There are, we suppose, a variety of legitimate reasons why the state could decide not to take ChevronTexaco Corp. to court over allegations of tax evasion.

That decision will come soon, state officials say.

But the Lingle administration, should it decide not to proceed, must recognize that decision will be viewed with an extra measure of skepticism.

That's partly because of the seriousness of the allegations against Chevron. And it's partly because Gov. Linda Lingle, as a candidate, promised to make life in Hawai'i much more comfortable for business, and because Chevron has been a source of political and financial support for Lingle.

And that's why we get a shrinking feeling when we learn that the attorney general's office plans to seek Chevron's help in crafting its explanation on whether to proceed with a lawsuit. Surely the state wouldn't be asking the defendants to explain why they were being sued.

This would mark the second time the state has taken Chevron to court. In 1998, it filed an antitrust lawsuit against divisions of Chevron, Texaco and other gasoline wholesalers. The state sought $2 billion for alleged price-fixing. The companies, admitting no wrongdoing, settled for a total of $35 million. The settlement had no effect on the prices at the pump.

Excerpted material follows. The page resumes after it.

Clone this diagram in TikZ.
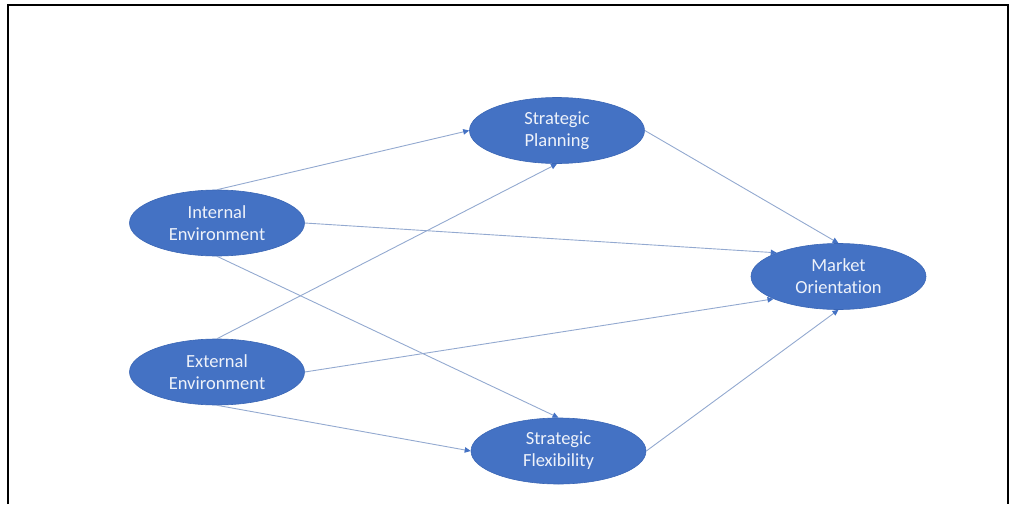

But testimony emerging from the antitrust lawsuit demonstrated that Hawai'i wholesalers set prices high enough to generate some of the highest profits in the nation because there's nothing to impede them.

That revelation led to a state law, taking effect next year, to regulate gasoline prices. That complex law is strongly opposed by Hawai'i's oil companies and, in last year's campaign, Lingle promised to seek its repeal.

It's within that oil-friendly atmosphere that the Lingle administration is now contemplating a second lawsuit charging that Chevron and Texaco, companies now merged, operated a complex scheme to avoid paying billions in U.S. and state taxes, mostly in Hawai'i and California.

The companies did this, according to two accounting professors, by buying Indonesian oil at an inflated price, overstating deductions on U.S. income tax returns, and then correcting the overcharge by accepting free oil.

The professors reckon the 30-year total of U.S. taxes thus evaded was $3.35 billion, and the amount still owing Hawai'i at a little more than a half-billion dollars. In 1994, Chevron filed amended federal tax returns with additional payments of some $675 million.

A law firm, chosen to pursue this case on a contingency basis, has submitted its recommendations to the attorney general's office, and the decision whether to proceed will soon be made.

It's clear that these matters are far too serious to abandon the case simply because it was another administration's idea, or because it will be seen in many quarters as "anti-business."

Too many worthy responsibilities of state government are struggling for lack of tax revenues. If the state can prove that a company has failed to carry its fair share, that company must pay the price.